The wear-and-tear from daily routines in work and private life nourishing the growing void inside has became commonplace, although Speckenbach´s protagonist does not find refuge in nature in a bout of newly acquired transcendentalist reverie. Neither does she find satisfaction in a cult, which promises instant redemption.
Instead, she finds a refuge, paradoxically, across the Danube, in a post-communist country that has not really succeeded in shedding its historical stigma. Contrary to culturally rich and posh Vienna and a well-paid job as a lawyer, Nora hits the restart button in a less developed environment and as a housekeeper.
The move is less a musing on 'less money equals more freedom' and veers into the territory known from Ulrich Seidl's Import/Export, or more recently Yuri Rechinsky´s Ugly, the dialectics of so-close-yet-so-different countries, albeit both failing to offer the radical, desired change equally.

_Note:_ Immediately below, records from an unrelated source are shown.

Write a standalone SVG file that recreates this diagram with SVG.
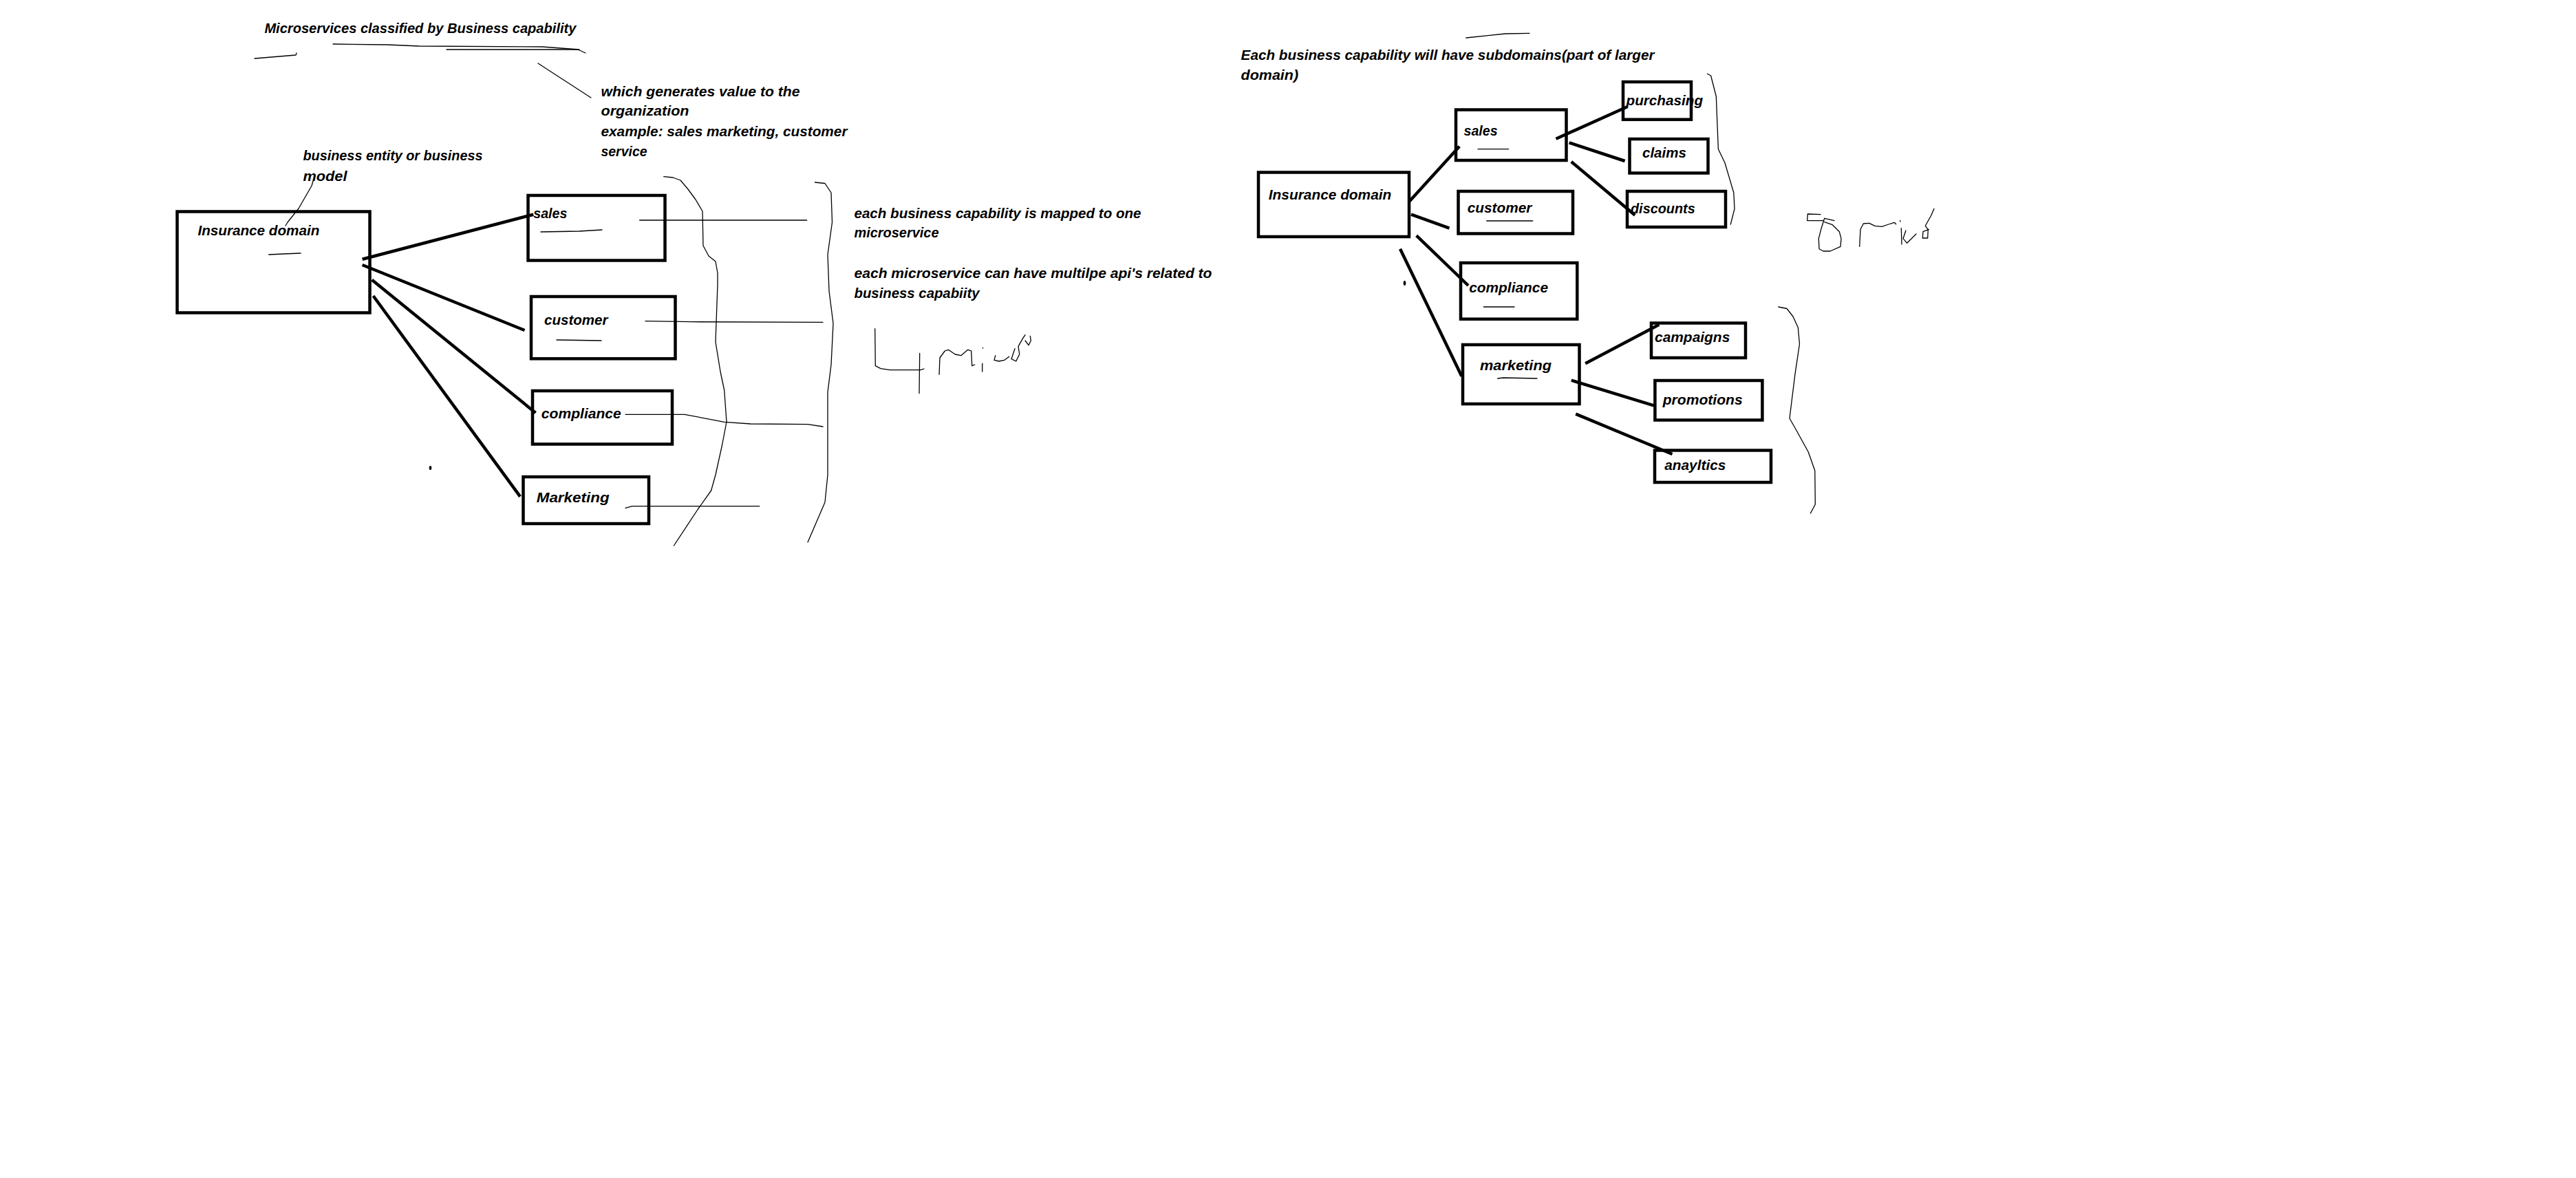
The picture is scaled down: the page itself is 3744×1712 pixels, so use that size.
<svg xmlns="http://www.w3.org/2000/svg" width="3744" height="1712" viewBox="0 0 3744 1712">
  <style>
    .t { font-family: "Liberation Sans", Arial, sans-serif; font-size: 21px; font-weight: bold; font-style: italic; fill: #000; }
    .box { fill: none; stroke: #000; stroke-width: 4.5; }
    .link { fill: none; stroke: #000; stroke-width: 4.5; stroke-linecap: butt; }
    .pen { fill: none; stroke: #000; stroke-width: 1.3; stroke-linejoin: round; stroke-linecap: round; }
  </style>
  <rect width="3744" height="1712" fill="#fff"/>

  <!-- Left sketch: capabilities of the insurance domain -->
  <g id="notes-left">
    <text class="t" x="384.4" y="48" textLength="453" lengthAdjust="spacingAndGlyphs">Microservices classified by Business capability</text>
    <polyline class="pen" points="370,85 430,80 431,77"/>
    <polyline class="pen" points="484,64 563,65 609,67 788,68 842,72"/>
    <polyline class="pen" points="649,72 840,72 851,77"/>
    <polyline class="pen" points="782,92 805,107 859,142"/>
    <text class="t" x="873.5" y="140" textLength="289" lengthAdjust="spacingAndGlyphs">which generates value to the</text>
    <text class="t" x="873.5" y="168" textLength="128" lengthAdjust="spacingAndGlyphs">organization</text>
    <text class="t" x="873.5" y="198" textLength="358" lengthAdjust="spacingAndGlyphs">example: sales marketing, customer</text>
    <text class="t" x="873.5" y="227" textLength="67" lengthAdjust="spacingAndGlyphs">service</text>
    <text class="t" x="440.5" y="233" textLength="261" lengthAdjust="spacingAndGlyphs">business entity or business</text>
    <text class="t" x="440.5" y="263" textLength="64" lengthAdjust="spacingAndGlyphs">model</text>
    <polyline class="pen" points="456,260 453,270 434,303 418,323 415,328"/>
    <text class="t" x="1241.5" y="316.8" textLength="417" lengthAdjust="spacingAndGlyphs">each business capability is mapped to one</text>
    <text class="t" x="1241.5" y="345.4" textLength="123" lengthAdjust="spacingAndGlyphs">microservice</text>
    <text class="t" x="1241.5" y="404.3" textLength="520" lengthAdjust="spacingAndGlyphs">each microservice can have multilpe api's related to</text>
    <text class="t" x="1241.5" y="432.9" textLength="182" lengthAdjust="spacingAndGlyphs">business capabiity</text>
    <!-- braces -->
    <polyline class="pen" points="964.7,256.7 978,258 989,262 1000,275 1011,290 1021,307 1022,357 1030,372 1040,380 1043,397 1043,413 1040,497 1047,540 1052.7,567 1056,613 1049.5,647 1040,690 1033.6,713 1014.4,740 979.4,793"/>
    <polyline class="pen" points="1184.5,265 1199,266.5 1208,280 1209.5,323 1203,370 1205,423 1211,470 1208,530 1203,570 1203,690 1199,730 1174,788"/>
    <!-- leader lines to the brace -->
    <polyline class="pen" points="929.6,320 1172.6,320"/>
    <polyline class="pen" points="938,466.7 1005,467.7 1196,468.3"/>
    <polyline class="pen" points="909,602.3 995,602.3 1052.7,613.3 1091,616 1174,616.7 1196,620"/>
    <polyline class="pen" points="909,738.3 918.8,735.7 1103.7,735.7"/>
    <!-- handwritten count -->
    <polyline class="pen" points="1271.7,477.7 1272.3,531.7 1280,535.7 1293.3,537.7 1338,537.7 1343,536"/>
    <polyline class="pen" points="1336.7,513.3 1336,571.7"/>
    <polyline class="pen" points="1365,544.3 1366,520 1373.3,510 1378.3,508.3 1388.3,515 1396.7,516.7 1406.7,508.3 1411.7,510 1412.7,531.7 1416.7,530"/>
    <polyline class="pen" points="1427.7,528.3 1427.7,540"/>
    <polyline class="pen" points="1428.3,505.3 1428.6,506"/>
    <polyline class="pen" points="1446.7,516.7 1445,523.3 1451.7,525 1460,523.3 1466.7,518.3"/>
    <polyline class="pen" points="1475,506.7 1470,521.7 1476.7,525 1481.7,515 1480,503.3 1486.7,491.7 1490,486.7"/>
    <polyline class="pen" points="1490,495 1495,501.7 1498.3,495 1497.3,488.3"/>
    <ellipse cx="625.5" cy="680" rx="1.8" ry="3" fill="#000"/>
  </g>

  <g id="connectors-left">
    <line class="link" x1="526.6" y1="376.7" x2="775.3" y2="311.7"/>
    <line class="link" x1="526.6" y1="385" x2="762.5" y2="480"/>
    <line class="link" x1="540.6" y1="406.7" x2="778.5" y2="600"/>
    <line class="link" x1="542.5" y1="430" x2="756" y2="721.7"/>
  </g>

  <g id="insurance-domain-left">
    <rect class="box" x="257.5" y="307.5" width="280" height="147"/>
    <text class="t" x="287.4" y="341.7" textLength="177" lengthAdjust="spacingAndGlyphs">Insurance domain</text>
    <polyline class="pen" points="390.7,370 412,369 437,368"/>
  </g>
  <g id="sales-left">
    <rect class="box" x="767.5" y="284" width="199" height="94.5"/>
    <text class="t" x="775.3" y="316.7" textLength="49" lengthAdjust="spacingAndGlyphs">sales</text>
    <polyline class="pen" points="786,337 842,336 875,334"/>
  </g>
  <g id="customer-left">
    <rect class="box" x="772" y="431" width="209.5" height="90.3"/>
    <text class="t" x="791" y="471.7" textLength="92.5" lengthAdjust="spacingAndGlyphs">customer</text>
    <polyline class="pen" points="809,494 874,495"/>
  </g>
  <g id="compliance-left">
    <rect class="box" x="774" y="568" width="203" height="77.5"/>
    <text class="t" x="786.8" y="608.3" textLength="116" lengthAdjust="spacingAndGlyphs">compliance</text>
  </g>
  <g id="marketing-left">
    <rect class="box" x="760.5" y="693" width="182.5" height="68"/>
    <text class="t" x="779.7" y="730" textLength="106" lengthAdjust="spacingAndGlyphs">Marketing</text>
  </g>

  <!-- Right sketch: subdomains of each capability -->
  <g id="notes-right">
    <polyline class="pen" points="2130.8,55 2162.7,51.7 2188,49 2223,48.3"/>
    <text class="t" x="1803.6" y="86.7" textLength="601" lengthAdjust="spacingAndGlyphs">Each business capability will have subdomains(part of larger</text>
    <text class="t" x="1803.6" y="116" textLength="83.5" lengthAdjust="spacingAndGlyphs">domain)</text>
    <polyline class="pen" points="2481.5,107.3 2486.6,110 2494.3,140 2497.4,216.7 2507,236.7 2519.8,280 2521,303.3 2515.3,326"/>
    <polyline class="pen" points="2584.8,446 2597,448.5 2606,460 2613.3,476 2615.5,500 2609,543.3 2601,608 2609,622 2628.2,656.7 2637.8,684 2638.3,733 2631.4,746"/>
    <!-- handwritten count -->
    <polyline class="pen" points="2646,311.7 2627.3,311 2626.7,320.7 2650,320.7"/>
    <polyline class="pen" points="2651.7,317.3 2666,320.7"/>
    <polyline class="pen" points="2651.7,317.3 2646.7,333.3 2643.3,346.7 2644,361.7 2650,365 2660,365 2675,358.3 2676,346.7 2673.3,336.7 2663.3,326.7 2651.7,322.7"/>
    <polyline class="pen" points="2702.7,358.3 2704,333.3 2708.3,325 2716.7,324.3 2725,328.3 2735,329.3 2745,326 2753.3,323.3 2755.7,325.7"/>
    <polyline class="pen" points="2763.3,331.7 2764,355"/>
    <polyline class="pen" points="2761.5,320.5 2762,322"/>
    <polyline class="pen" points="2770,335 2766,346.7 2771.7,353.3 2785,340"/>
    <polyline class="pen" points="2803.3,333.3 2795,336.7 2794.3,346 2801.7,346 2802.3,333.3 2798.3,328.3 2806.7,313.3 2811,303.3"/>
    <ellipse cx="2041.5" cy="411.5" rx="1.8" ry="3.5" fill="#000"/>
  </g>

  <g id="connectors-right">
    <line class="link" x1="2047.9" y1="293.3" x2="2121.2" y2="212.7"/>
    <line class="link" x1="2051" y1="311.7" x2="2106.5" y2="331.7"/>
    <line class="link" x1="2058.7" y1="342.3" x2="2134" y2="415"/>
    <line class="link" x1="2035" y1="361.7" x2="2124.4" y2="546.7"/>
    <line class="link" x1="2261.5" y1="201.7" x2="2365.5" y2="155"/>
    <line class="link" x1="2280.6" y1="207.3" x2="2361.6" y2="234"/>
    <line class="link" x1="2283.8" y1="235" x2="2376.3" y2="312.7"/>
    <line class="link" x1="2304.2" y1="528.3" x2="2411.4" y2="471.7"/>
    <line class="link" x1="2283.8" y1="552.7" x2="2403.7" y2="589.3"/>
    <line class="link" x1="2290.2" y1="601.7" x2="2430.5" y2="660"/>
  </g>

  <g id="insurance-domain-right">
    <rect class="box" x="1829" y="250.5" width="219" height="93.5"/>
    <text class="t" x="1843.8" y="290" textLength="178.5" lengthAdjust="spacingAndGlyphs">Insurance domain</text>
  </g>
  <g id="sales-right">
    <rect class="box" x="2116" y="159.5" width="160.5" height="73.5"/>
    <text class="t" x="2127.6" y="196.7" textLength="49" lengthAdjust="spacingAndGlyphs">sales</text>
    <polyline class="pen" points="2148,216.7 2192.6,216.7"/>
  </g>
  <g id="customer-right">
    <rect class="box" x="2119.5" y="278" width="166.5" height="61.5"/>
    <text class="t" x="2132.7" y="309.3" textLength="93.7" lengthAdjust="spacingAndGlyphs">customer</text>
    <polyline class="pen" points="2160.7,321 2227.7,321"/>
  </g>
  <g id="compliance-right">
    <rect class="box" x="2123" y="382" width="169.3" height="81.7"/>
    <text class="t" x="2135.2" y="425" textLength="114.8" lengthAdjust="spacingAndGlyphs">compliance</text>
    <polyline class="pen" points="2156.3,446 2201,446"/>
  </g>
  <g id="marketing-right">
    <rect class="box" x="2126" y="501" width="169.5" height="86"/>
    <text class="t" x="2151" y="538.3" textLength="104" lengthAdjust="spacingAndGlyphs">marketing</text>
    <polyline class="pen" points="2176.7,550 2185,549 2234,550"/>
  </g>
  <g id="purchasing">
    <rect class="box" x="2359" y="119" width="99" height="54.7"/>
    <text class="t" x="2363.5" y="152.7" textLength="111.6" lengthAdjust="spacingAndGlyphs">purchasing</text>
  </g>
  <g id="claims">
    <rect class="box" x="2368.5" y="202" width="114" height="49.5"/>
    <text class="t" x="2387" y="229.3" textLength="63.8" lengthAdjust="spacingAndGlyphs">claims</text>
  </g>
  <g id="discounts">
    <rect class="box" x="2365" y="278" width="143" height="52"/>
    <text class="t" x="2370" y="310" textLength="93.7" lengthAdjust="spacingAndGlyphs">discounts</text>
  </g>
  <g id="campaigns">
    <rect class="box" x="2400" y="469.5" width="137" height="50.5"/>
    <text class="t" x="2405" y="496.7" textLength="109.3" lengthAdjust="spacingAndGlyphs">campaigns</text>
  </g>
  <g id="promotions">
    <rect class="box" x="2405.4" y="553" width="156" height="57.5"/>
    <text class="t" x="2416.7" y="588.3" textLength="116" lengthAdjust="spacingAndGlyphs">promotions</text>
  </g>
  <g id="anayltics">
    <rect class="box" x="2405" y="654.5" width="169" height="46.5"/>
    <text class="t" x="2419.3" y="683.3" textLength="89" lengthAdjust="spacingAndGlyphs">anayltics</text>
  </g>
</svg>
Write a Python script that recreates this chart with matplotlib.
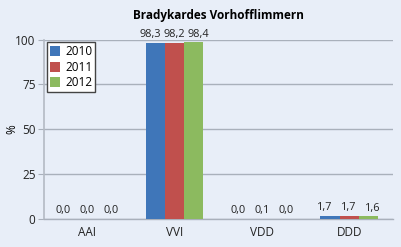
import numpy as np
import matplotlib.pyplot as plt

plt.rcParams['font.family'] = ['Open Sans', 'DejaVu Sans']

categories = ['AAI', 'VVI', 'VDD', 'DDD']
years = ['2010', '2011', '2012']
values = {
    '2010': [0.0, 98.3, 0.0, 1.7],
    '2011': [0.0, 98.2, 0.1, 1.7],
    '2012': [0.0, 98.4, 0.0, 1.6],
}
colors = ['#3f76b9', '#c0504d', '#8cba5f']
title = 'Bradykardes Vorhofflimmern'

bg = '#e8eef8'
fig = plt.figure(figsize=(4.02, 2.47), dpi=100, facecolor=bg)
ax = fig.add_axes([0.109, 0.113, 0.868, 0.727], facecolor=bg)

x = np.arange(len(categories))
width = 0.22
for i, year in enumerate(years):
    pos = x + (i - 1) * width
    ax.bar(pos, values[year], width, color=colors[i], label=year, zorder=3)
    # labels spread slightly wider than the bars so they don't collide
    for p, v in zip(x + (i - 1) * width * 1.25, values[year]):
        ax.text(p, v + 1.5, f'{v:.1f}'.replace('.', ','), ha='center', va='bottom',
                fontsize=7.8, color='#222222', zorder=4)

ax.set_xlim(-0.5, 3.5)
ax.set_ylim(0, 100)
ax.set_yticks([0, 25, 50, 75, 100])
ax.set_xticks(x)
ax.set_xticklabels(categories)
ax.tick_params(axis='both', labelsize=8.5, colors='#222222')
ax.tick_params(axis='x', length=0, pad=5)
ax.tick_params(axis='y', length=4, color='#a9b0bb', pad=2)
ax.yaxis.grid(True, color='#a9b0bb', linewidth=1.0, zorder=0)
for s in ['top', 'right']:
    ax.spines[s].set_visible(False)
ax.spines['left'].set_color('#b4bac4')
ax.spines['left'].set_linewidth(1.2)
ax.spines['bottom'].set_color('#a9b0bb')
ax.spines['bottom'].set_linewidth(1.0)

ax.set_ylabel('%', fontsize=8.5)
ax.yaxis.set_label_coords(-0.072, 0.5)
ax.set_title(title, fontsize=8.5, fontweight='bold', pad=15)

leg = ax.legend(loc='upper left', fontsize=8.5, frameon=True, fancybox=False,
                handlelength=0.9, handleheight=0.9, handletextpad=0.4,
                borderpad=0.25, labelspacing=0.2, borderaxespad=0.25)
leg.get_frame().set_edgecolor('#444444')
leg.get_frame().set_linewidth(1.0)
leg.get_frame().set_facecolor('white')
leg.get_frame().set_alpha(1)

fig.savefig('out.png', dpi=100, facecolor=bg)
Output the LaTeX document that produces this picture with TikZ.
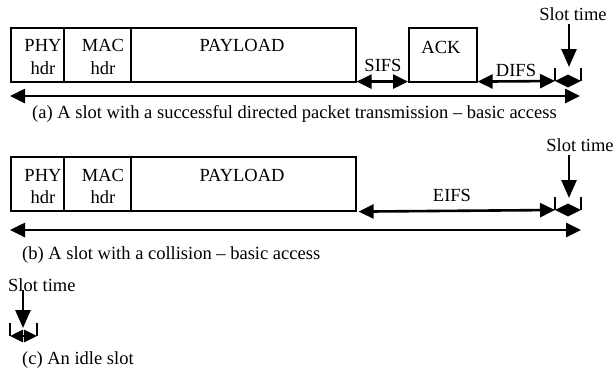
\documentclass[tikz,border=0pt]{standalone}
\usepackage{fontspec}
\setmainfont{Liberation Serif}
\usetikzlibrary{arrows.meta}
\begin{document}
\begin{tikzpicture}[x=1pt,y=-1pt,
  box/.style={draw, line width=1.6pt, minimum height=54pt, anchor=north west, inner sep=0pt},
  lbl/.style={inner sep=0pt, font=\fontsize{18.5}{20}\selectfont},
  darr/.style={line width=2.6pt, {Triangle[length=15pt,width=14pt]}-{Triangle[length=15pt,width=14pt]}},
  slarr/.style={line width=2.6pt, {Triangle[length=13pt,width=12pt]}-{Triangle[length=13pt,width=12pt]}},
  downarr/.style={line width=2.6pt, -{Triangle[length=18pt,width=15pt]}},
  tickmark/.style={line width=1.5pt}]
\useasboundingbox (0,0) rectangle (615,368);

% ---------- (a) ----------
\node[box, minimum width=53pt] (phyA) at (10,27) {};
\node[box, minimum width=67pt] (macA) at (63,27) {};
\node[box, minimum width=225pt] (payA) at (130,27) {};
\node[box, minimum width=68pt] (ackA) at (408,27) {};
\node[lbl] (phyAt) at (43,45) {PHY};
\node[lbl] (phyAh) at (43,68) {hdr};
\node[lbl] (macAt) at (103,45) {MAC};
\node[lbl] (macAh) at (103,68) {hdr};
\node[lbl] (payAt) at (242,45) {PAYLOAD};
\node[lbl] (ackAt) at (441,47) {ACK};
\node[lbl] (sifs) at (383,65) {SIFS};
\node[lbl] (difs) at (516,70) {DIFS};
\node[lbl] (slotA) at (573,14) {Slot time};
\coordinate (tA1) at (555,81);
\coordinate (tA2) at (581,81);
\coordinate (dA) at (569,67);
\coordinate (mA1) at (10,96);
\coordinate (mA2) at (580,96);
\draw[tickmark] (555,68) -- (tA1);
\draw[tickmark] (581,68) -- (tA2);
\draw[darr] ([yshift=1pt]payA.south east) -- ([yshift=1pt]ackA.south west);
\draw[darr] ([yshift=1pt]ackA.south east) -- (tA1);
\draw[slarr] (tA1) -- (tA2);
\draw[downarr] ([yshift=-3pt]slotA.south -| dA) -- (dA);
\draw[darr] (mA1) -- (mA2);
\node[lbl, anchor=west] (capA) at (32,114) {(a) A slot with a successful directed packet transmission -- basic access};

% ---------- (b) ----------
\node[box, minimum width=53pt] (phyB) at (10,156) {};
\node[box, minimum width=67pt] (macB) at (63,156) {};
\node[box, minimum width=225pt] (payB) at (130,156) {};
\node[lbl] (phyBt) at (43,175) {PHY};
\node[lbl] (phyBh) at (43,197) {hdr};
\node[lbl] (macBt) at (103,175) {MAC};
\node[lbl] (macBh) at (103,197) {hdr};
\node[lbl] (payBt) at (242,175) {PAYLOAD};
\node[lbl] (eifs) at (452,195) {EIFS};
\node[lbl] (slotB) at (580,145) {Slot time};
\coordinate (tB1) at (555,210);
\coordinate (tB2) at (581,210);
\coordinate (dB) at (569,198);
\coordinate (mB1) at (10,230);
\coordinate (mB2) at (581,230);
\draw[tickmark] (555,197) -- (tB1);
\draw[tickmark] (581,197) -- (tB2);
\draw[darr] ([xshift=2pt]payB.south east) -- (tB1);
\draw[slarr] (tB1) -- (tB2);
\draw[downarr] ([yshift=-3pt]slotB.south -| dB) -- (dB);
\draw[darr] (mB1) -- (mB2);
\node[lbl, anchor=west] (capB) at (22,255) {(b) A slot with a collision -- basic access};

% ---------- (c) ----------
\node[lbl, anchor=west] (slotC) at (8,285) {Slot time};
\coordinate (tC1) at (10,336);
\coordinate (tC2) at (37,336);
\coordinate (dC) at (23,328);
\draw[tickmark] (10,323) -- (tC1);
\draw[tickmark] (37,323) -- (tC2);
\draw[slarr] (tC1) -- (tC2);
\draw[downarr] (23,290) -- (dC);
\node[lbl, anchor=west] (capC) at (22,360) {(c) An idle slot};
\end{tikzpicture}
\end{document}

However, Speckenbach offers an antidote to the East versus West stereotype, and he does so through a pair of distinct episodic characters, a cook and an erotic performer, a peculiar nuclear family capable of lighting a spark of family idyll. When Rechinsky postulates in Ugly that anybody can be miserable equally, whether it is in a war-torn Ukraine or wealthy and peaceful Austria, Speckenbach uses the family to contradict the protagonist current mental configuration and challenge her attitude.
The director elevates dialecticism to a structural leitmotif, mostly in the form of dichotomies, whether it is for Nora and her husband Phillip, Austria or Slovakia, happiness and unhappiness, freedom and prison, happy family versus broken family, rationality versus instincts and so on. Despite the binaries, the director eschews a black and white approach, remaining non-judgmental towards the characters and their choices, sparing the film the painful conversion into a morality play. Freedom is anything but a morality play.
Moreover, Speckenbach curiously toys with the story's timeline, rearranging the plot to achieve greater impact and suspense. Assembled into three episodic blocks, the three-act structure does not feel formulaic, due to Speckenbach´s immersive storytelling, enhanced by Tilo Hauke's cinematography with saturated colors.
In fact, the three-act structure relates to the non-judgmental approach the filmmaker assumes, enabling him to position thesis and antithesis in the first two acts. He introduces synthesis, not as a third-act revelation, but as a cipher to be decoded by viewers. The director does not condemn nor condone the behavior of his characters but rather uses their actions to observe the possibilities and outcomes.
The raw and vivid camera style oozes into the film's overall poetics, contributing heavily to the naturalistic feel. In the sync with foreshadowed dichotomies, the approach contaminates the form. The psychological drama with inconspicuous social digressions becomes enveloped in a docu-like realism, tainted with moments of magic realism and dream imagery. It's crowned by the final scene and a callback to an image from the beginning of the film, symbolically closing the circle and the narrative arc.
Regarding the formalistic experimentation, the director, who has considerable experience in video-art, employs projections on bodies in a pragmatic way of externalizing the mental whirlwinds of two leading characters. A technique common in theatre is approached by Speckenbach cautiously, resembling more of a visual attraction than a tool.
While Freedom contains numerous references to Henrik Ibsen's A Doll's House, the film is not a revision of the Norwegian master's play, though both authors share a knack for realism. Where Ibsen exercises critical realism, Speckenbach applies clinical realism in his observations of modern life, its complexities, ambiguities and, above all, a person's tumultuous struggle with herself and himself.